▶ **The task**: Without the pictures, output the lines of the material from the very first through the one that holds "from matplotlib.lines import Line2D".

Records excerpted from a collection
__________________________________________________

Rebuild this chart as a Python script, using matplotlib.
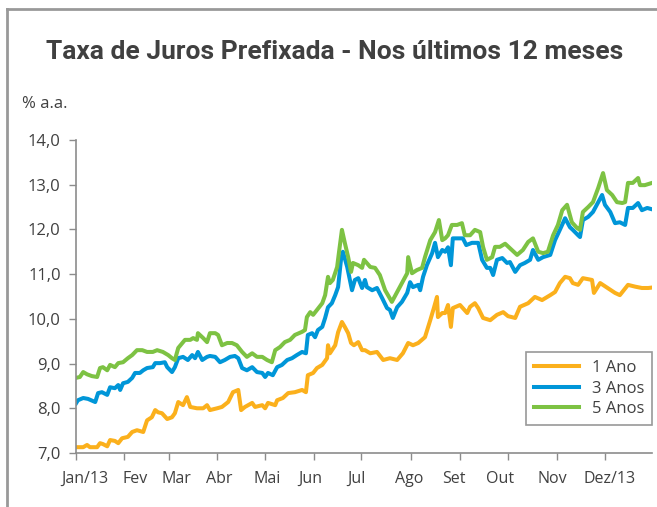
import matplotlib
matplotlib.use("Agg")
import matplotlib.pyplot as plt
from matplotlib import font_manager
from matplotlib.lines import Line2D

# dados (x em meses desde o início de jan/13)
x_1ano = [0.0, 0.15, 0.23, 0.29, 0.44, 0.5, 0.56, 0.65, 0.71, 0.81, 0.88, 0.96, 1.08, 1.17, 1.27, 1.4,
          1.48, 1.58, 1.65, 1.71, 1.79, 1.9, 2.0, 2.06, 2.13, 2.23, 2.31, 2.38, 2.52, 2.65, 2.73, 2.79,
          2.94, 3.04, 3.17, 3.27, 3.38, 3.44, 3.52, 3.67, 3.73, 3.88, 3.94, 4.0, 4.15, 4.19, 4.31, 4.42,
          4.56, 4.71, 4.79, 4.83, 4.94, 5.02, 5.13, 5.23, 5.25, 5.29, 5.4, 5.46, 5.54, 5.6, 5.67, 5.73,
          5.79, 5.88, 5.96, 6.02, 6.13, 6.27, 6.4, 6.54, 6.69, 6.81, 6.92, 7.02, 7.13, 7.27, 7.38, 7.46,
          7.52, 7.54, 7.63, 7.69, 7.75, 7.81, 7.85, 8.0, 8.15, 8.21, 8.31, 8.38, 8.48, 8.63, 8.77, 8.9,
          9.0, 9.15, 9.25, 9.42, 9.56, 9.71, 9.88, 9.98, 10.08, 10.19, 10.29, 10.35, 10.46, 10.56, 10.75,
          10.79, 10.92, 11.23, 11.33, 11.5, 11.65, 11.79, 11.92, 12.0]
y_1ano = [7.13, 7.13, 7.18, 7.13, 7.13, 7.22, 7.2, 7.15, 7.29, 7.27, 7.22, 7.33, 7.36, 7.47, 7.51, 7.47,
          7.73, 7.8, 7.96, 7.91, 7.89, 7.76, 7.8, 7.89, 8.14, 8.07, 8.25, 8.03, 8.0, 8.0, 8.07, 7.96,
          8.0, 8.03, 8.14, 8.36, 8.41, 7.96, 8.03, 8.12, 8.03, 8.07, 8.0, 8.12, 8.07, 8.18, 8.23, 8.34,
          8.36, 8.41, 8.36, 8.74, 8.79, 8.9, 8.97, 9.12, 9.41, 9.23, 9.41, 9.7, 9.93, 9.82, 9.68, 9.46,
          9.41, 9.48, 9.3, 9.3, 9.23, 9.26, 9.08, 9.12, 9.08, 9.23, 9.46, 9.41, 9.46, 9.59, 9.97, 10.26,
          10.49, 10.04, 10.13, 10.13, 10.31, 9.82, 10.24, 10.31, 10.13, 10.27, 10.35, 10.24, 10.02, 9.97, 10.09, 10.15,
          10.06, 10.02, 10.27, 10.35, 10.49, 10.42, 10.53, 10.6, 10.8, 10.94, 10.91, 10.8, 10.76, 10.91, 10.87,
          10.58, 10.8, 10.58, 10.53, 10.76, 10.72, 10.69, 10.69, 10.7]

x_3anos = [0.0, 0.04, 0.15, 0.25, 0.4, 0.46, 0.54, 0.65, 0.71, 0.81, 0.88, 0.92, 0.98, 1.08, 1.17, 1.23,
           1.33, 1.4, 1.48, 1.6, 1.65, 1.75, 1.85, 1.9, 2.0, 2.06, 2.13, 2.23, 2.33, 2.42, 2.48, 2.54,
           2.63, 2.73, 2.79, 2.9, 3.0, 3.1, 3.21, 3.31, 3.38, 3.46, 3.56, 3.67, 3.77, 3.88, 3.94, 4.0,
           4.1, 4.19, 4.29, 4.4, 4.5, 4.6, 4.71, 4.79, 4.83, 4.92, 4.98, 5.04, 5.13, 5.19, 5.25, 5.33,
           5.4, 5.46, 5.52, 5.56, 5.65, 5.75, 5.81, 5.88, 5.96, 6.02, 6.06, 6.17, 6.27, 6.38, 6.48, 6.54,
           6.6, 6.69, 6.79, 6.9, 6.96, 7.02, 7.13, 7.17, 7.23, 7.31, 7.42, 7.48, 7.54, 7.63, 7.69, 7.75,
           7.81, 7.85, 7.96, 8.06, 8.13, 8.25, 8.38, 8.46, 8.56, 8.63, 8.69, 8.77, 8.88, 8.98, 9.04, 9.15,
           9.25, 9.35, 9.46, 9.52, 9.63, 9.73, 9.88, 9.98, 10.08, 10.19, 10.29, 10.35, 10.46, 10.5, 10.56,
           10.67, 10.77, 10.85, 10.96, 11.02, 11.13, 11.23, 11.33, 11.44, 11.5, 11.6, 11.71, 11.79, 11.9, 12.0]
y_3anos = [8.11, 8.18, 8.23, 8.21, 8.14, 8.34, 8.36, 8.3, 8.47, 8.45, 8.52, 8.41, 8.56, 8.59, 8.68, 8.79,
           8.79, 8.85, 8.9, 8.92, 9.01, 9.01, 9.03, 8.92, 8.81, 8.92, 9.12, 9.15, 9.08, 9.19, 9.12, 9.26,
           9.08, 9.15, 9.17, 9.15, 9.03, 9.08, 9.15, 9.17, 9.12, 8.9, 8.85, 8.92, 8.81, 8.79, 8.7, 8.79,
           8.74, 8.92, 8.97, 9.08, 9.12, 9.19, 9.26, 9.23, 9.64, 9.68, 9.59, 9.75, 9.82, 10.02, 10.26, 10.35,
           10.53, 10.71, 11.32, 11.5, 11.16, 10.64, 10.87, 10.91, 10.69, 10.87, 10.71, 10.64, 10.69, 10.46, 10.24, 10.2,
           10.02, 10.26, 10.38, 10.58, 10.82, 10.71, 10.76, 10.64, 10.94, 11.2, 11.47, 11.7, 11.38, 11.54, 11.5, 11.6,
           11.2, 11.8, 11.8, 11.8, 11.65, 11.7, 11.7, 11.32, 11.14, 11.14, 10.98, 11.32, 11.36, 11.25, 11.27, 11.05,
           11.2, 11.25, 11.32, 11.54, 11.32, 11.38, 11.43, 11.76, 11.99, 12.25, 12.05, 11.99, 11.87, 11.83, 12.21,
           12.28, 12.39, 12.55, 12.77, 12.55, 12.39, 12.14, 12.16, 12.1, 12.48, 12.48, 12.59, 12.43, 12.48, 12.45]

x_5anos = [0.0, 0.08, 0.15, 0.23, 0.33, 0.44, 0.5, 0.56, 0.65, 0.71, 0.81, 0.88, 0.98, 1.08, 1.17, 1.27,
           1.38, 1.48, 1.6, 1.69, 1.81, 1.92, 2.0, 2.06, 2.13, 2.27, 2.38, 2.44, 2.52, 2.54, 2.65, 2.73,
           2.79, 2.9, 2.96, 3.04, 3.15, 3.25, 3.35, 3.46, 3.56, 3.67, 3.77, 3.88, 3.98, 4.08, 4.15, 4.25,
           4.35, 4.46, 4.56, 4.71, 4.77, 4.81, 4.88, 4.94, 5.02, 5.13, 5.19, 5.25, 5.29, 5.35, 5.44, 5.48,
           5.54, 5.6, 5.67, 5.73, 5.77, 5.88, 5.96, 6.0, 6.13, 6.23, 6.33, 6.44, 6.5, 6.58, 6.69, 6.79,
           6.9, 6.92, 7.0, 7.1, 7.21, 7.27, 7.38, 7.48, 7.56, 7.63, 7.69, 7.75, 7.83, 7.94, 8.04, 8.1,
           8.21, 8.31, 8.42, 8.48, 8.56, 8.67, 8.73, 8.83, 8.94, 9.04, 9.19, 9.31, 9.42, 9.52, 9.63, 9.73,
           9.83, 9.94, 10.04, 10.13, 10.23, 10.33, 10.44, 10.5, 10.56, 10.67, 10.77, 10.88, 10.98, 11.06, 11.17,
           11.27, 11.38, 11.44, 11.5, 11.6, 11.71, 11.75, 11.85, 12.0]
y_5anos = [8.68, 8.7, 8.81, 8.76, 8.72, 8.7, 8.9, 8.92, 8.85, 8.97, 8.92, 9.01, 9.03, 9.12, 9.19, 9.3,
           9.3, 9.26, 9.26, 9.3, 9.26, 9.19, 9.12, 9.08, 9.35, 9.53, 9.53, 9.57, 9.53, 9.68, 9.57, 9.48,
           9.68, 9.68, 9.64, 9.41, 9.46, 9.46, 9.41, 9.26, 9.15, 9.23, 9.15, 9.15, 9.08, 9.03, 9.3, 9.37,
           9.48, 9.53, 9.64, 9.71, 9.75, 10.04, 10.15, 10.09, 10.2, 10.35, 10.53, 10.94, 10.8, 10.87, 11.16, 11.5,
           11.99, 11.7, 11.38, 11.05, 11.25, 11.2, 11.14, 11.32, 11.16, 11.14, 10.98, 10.64, 10.53, 10.38, 10.6, 10.8,
           11.02, 11.38, 11.02, 11.09, 11.14, 11.38, 11.76, 11.94, 12.21, 11.76, 11.8, 11.87, 12.1, 12.1, 12.14, 11.87,
           11.87, 11.99, 11.94, 11.61, 11.32, 11.38, 11.61, 11.61, 11.68, 11.58, 11.43, 11.54, 11.72, 11.8, 11.5, 11.47,
           11.5, 11.87, 12.1, 12.43, 12.55, 12.16, 12.03, 11.99, 12.39, 12.5, 12.61, 12.93, 13.26, 12.88, 12.77,
           12.61, 12.59, 12.61, 13.04, 13.04, 13.15, 12.99, 12.99, 13.04]

month_ticks = [0, 1.01, 1.94, 2.94, 3.94, 4.96, 5.94, 6.98, 8.0, 9.0, 10.02, 11.02]
month_label_pos = [0.18, 1.23, 2.1, 2.99, 3.98, 4.89, 5.85, 6.94, 7.87, 8.84, 9.92, 11.12]
month_labels = ["Jan/13", "Fev", "Mar", "Abr", "Mai", "Jun", "Jul", "Ago", "Set", "Out", "Nov", "Dez/13"]
y_ticks = [7, 8, 9, 10, 11, 12, 13, 14]

names = {f.name for f in font_manager.fontManager.ttflist}
title_font = "Liberation Sans Narrow" if "Liberation Sans Narrow" in names else "Roboto"
plt.rcParams["font.family"] = ["Open Sans", "DejaVu Sans"]

text_color = "#404040"
axis_color = "#8c8c8c"

fig = plt.figure(figsize=(6.57, 5.07), dpi=100)
ax = fig.add_axes([0.1157, 0.1065, 0.8767, 0.6174])

ax.plot(x_1ano, y_1ano, color="#FBB01C", lw=2.9, label="1 Ano")
ax.plot(x_3anos, y_3anos, color="#0096D8", lw=2.9, label="3 Anos")
ax.plot(x_5anos, y_5anos, color="#7DC243", lw=2.9, label="5 Anos")

ax.set_xlim(0, 12)
ax.set_ylim(7, 14)
ax.set_yticks(y_ticks)
ax.set_yticklabels([f"{v:.1f}".replace(".", ",") for v in y_ticks])
ax.set_xticks(month_ticks)
ax.set_xticklabels([])
ax.set_xticks(month_label_pos, minor=True)
ax.set_xticklabels(month_labels, minor=True)
ax.tick_params(axis="x", which="major", length=5, width=1, color=axis_color, direction="out")
ax.tick_params(axis="x", which="minor", length=0, pad=13, labelsize=11.5, labelcolor=text_color)
ax.tick_params(axis="y", length=5, width=1, color=axis_color, direction="out", pad=6,
               labelsize=12, labelcolor=text_color)
for s in ["top", "right"]:
    ax.spines[s].set_visible(False)
for s in ["left", "bottom"]:
    ax.spines[s].set_color(axis_color)
    ax.spines[s].set_linewidth(1.2)

leg = ax.legend(loc="lower right", bbox_to_anchor=(1.0, 0.09), frameon=True, fancybox=False,
                fontsize=12, handlelength=2.7, handletextpad=0.8, borderpad=0.45,
                labelspacing=0.28, borderaxespad=0)
leg.get_frame().set_edgecolor("#7f7f7f")
leg.get_frame().set_linewidth(1.2)
for t in leg.get_texts():
    t.set_color(text_color)

fig.text(0.51, 0.897, "Taxa de Juros Prefixada - Nos últimos 12 meses", ha="center", va="center",
         fontsize=19, fontweight="bold", color=text_color, family=[title_font, "DejaVu Sans"])
fig.text(0.033, 0.795, "% a.a.", ha="left", va="center", fontsize=12, color=text_color)

# moldura cinza (esquerda e topo)
fig.add_artist(Line2D([0.0107, 0.0107], [0, 0.982], color="#999999", lw=2, transform=fig.transFigure))
fig.add_artist(Line2D([0.0107, 1.0], [0.982, 0.982], color="#999999", lw=2, transform=fig.transFigure))

fig.savefig("out.png", dpi=100)
plt.close("all")
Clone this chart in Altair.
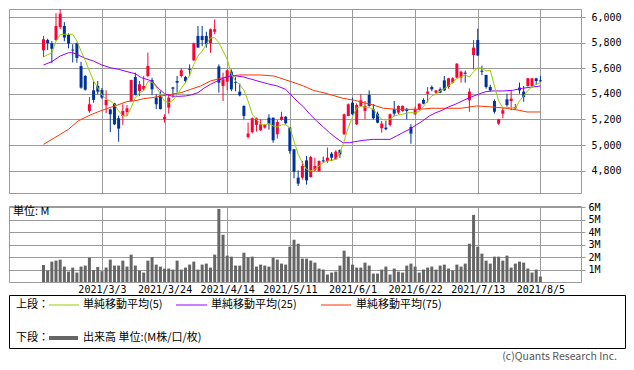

__________________________________________________

▶ **Solution to the problem**:
Rebuild this chart as a Python script, using matplotlib.
import matplotlib
matplotlib.use("Agg")
import matplotlib.pyplot as plt
from matplotlib import font_manager
from matplotlib.lines import Line2D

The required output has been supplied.